Big changes are in the works for Cisco's Worldwide Partner Organization (WWPO) in the midst of Cisco's ongoing corporate restructuring, including yet-to-be-determined changes to the WWPO's share of Cisco's overall resource pool, a number of major Cisco executive shifts directly relevant to the channel, and some strategic moves that in theory will mean greater emphasis on partner-led sales with Cisco.
The various changes -- some strategic, some organizational, some tied to specific executives -- were confirmed to CRN by sources with direct knowledge of the WWPO and how Cisco is revamping both the WWPO and the global sales organization during its restructuring.
The various moves come following several successive quarters' worth of disappointing earnings from Cisco and an ongoing series of high-profile headaches for Cisco, including several major executive departures in recent months.
During Cisco's third quarter earnings call in early May, Cisco said it would look to remove $1 billion in expenses by the end of its fiscal 2012, including broad cuts in underperforming business units and the promise of layoffs. That announcement came nearly a month after Cisco Chairman and CEO John Chambers hinted at organizational changes in an unusually candid memo to Cisco employees.
Going forward, Cisco will shift its emphasis away from the 30 to 50 "adjacencies" -- that is, market segments where Cisco sees itself as a potentially dominant player -- and re-focus its efforts on five business categories. Those categories include its core businesses, including routing, switching, services, security and mobility, as well as collaboration, data center/virtualization and cloud, video, and architecture for business transformation.

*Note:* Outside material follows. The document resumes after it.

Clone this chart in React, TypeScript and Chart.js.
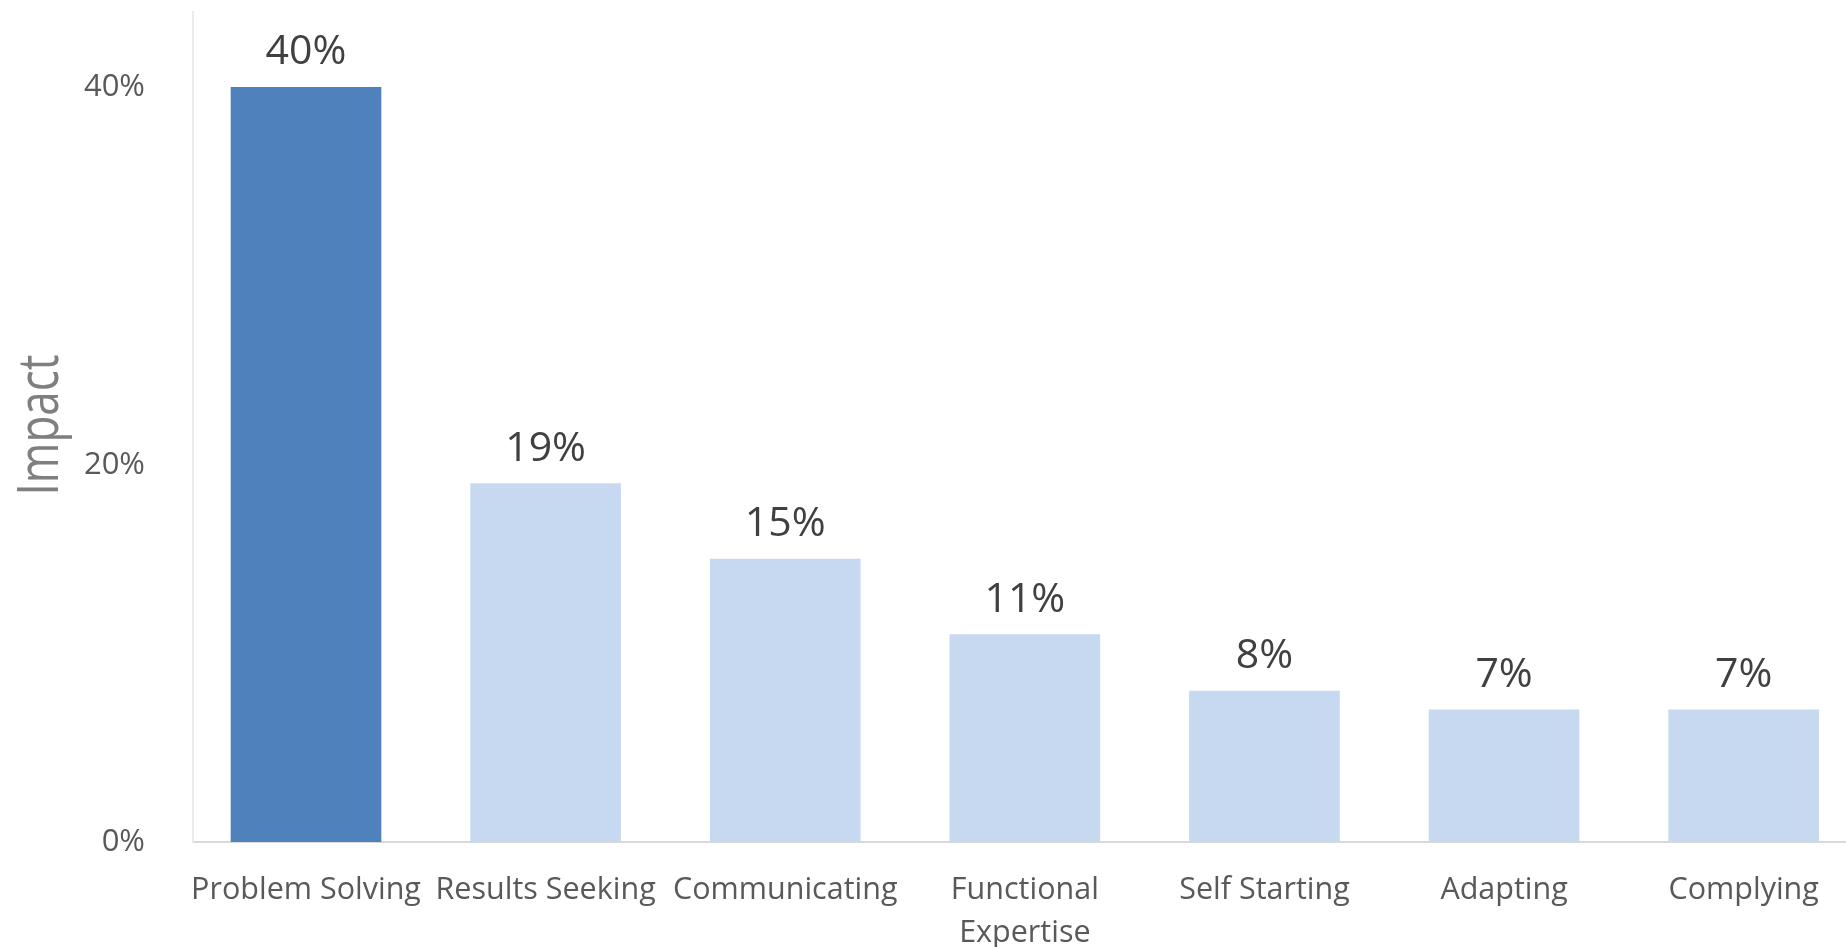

That re-focusing was described to recent attendees of Cisco's Partner Executive Exchange (CPEE) conference.
Cisco doesn't plan to abandon any of the adjacencies it's been focusing on, according to sources, but will emphasize the five strategic areas and how those adjacencies might fit the profile of one or more of the five, rather than overwhelm partners with the possibility of investing in too many areas.
Elsewhere, Cisco has already made a number of executive changes as part of its restructuring, and according to sources, many more are about to become official.
Among the biggest executive changes are that two executives well known to the Cisco partner community will have higher-profile roles going forward. One is Chuck Robbins, senior vice president of U.S. enterprise, commercial and Canada markets, who according to sources has been bumped up to run all of Cisco's Americas-based sales. Robbins' ascent comes as Cisco has realigned its various worldwide sales theaters into three categories, down from nine. Americas is one, Europe, the Middle East and Africa, two, and Asia Pacific, China and Japan, three.
Robbins' new title is senior vice president of Americas, and all of the heads of Cisco's sales theaters within the Americas -- including, for example, Bruce Klein, senior vice president of Cisco's U.S. public sector organization, and Michael Glickman, vice president of U.S. service provider -- now report to Robbins.
According to sources, Cisco wanted three single sales heads in each of its three regions with single-source decision-making power, as it hopes to simplify the sales organization overall. Robbins has that role in the Americas and has total P&L responsibility for Americas sales. He reports to Rob Lloyd, executive vice president, worldwide operations for Cisco.
The re-organization of Cisco's Worldwide Field Operations into the three regions was previously announced by Cisco in early May. Cisco's former Emerging Markets theater has been broken into two pieces, with Latin America moving under the Americas organization and the rest now part of the EMEA organization.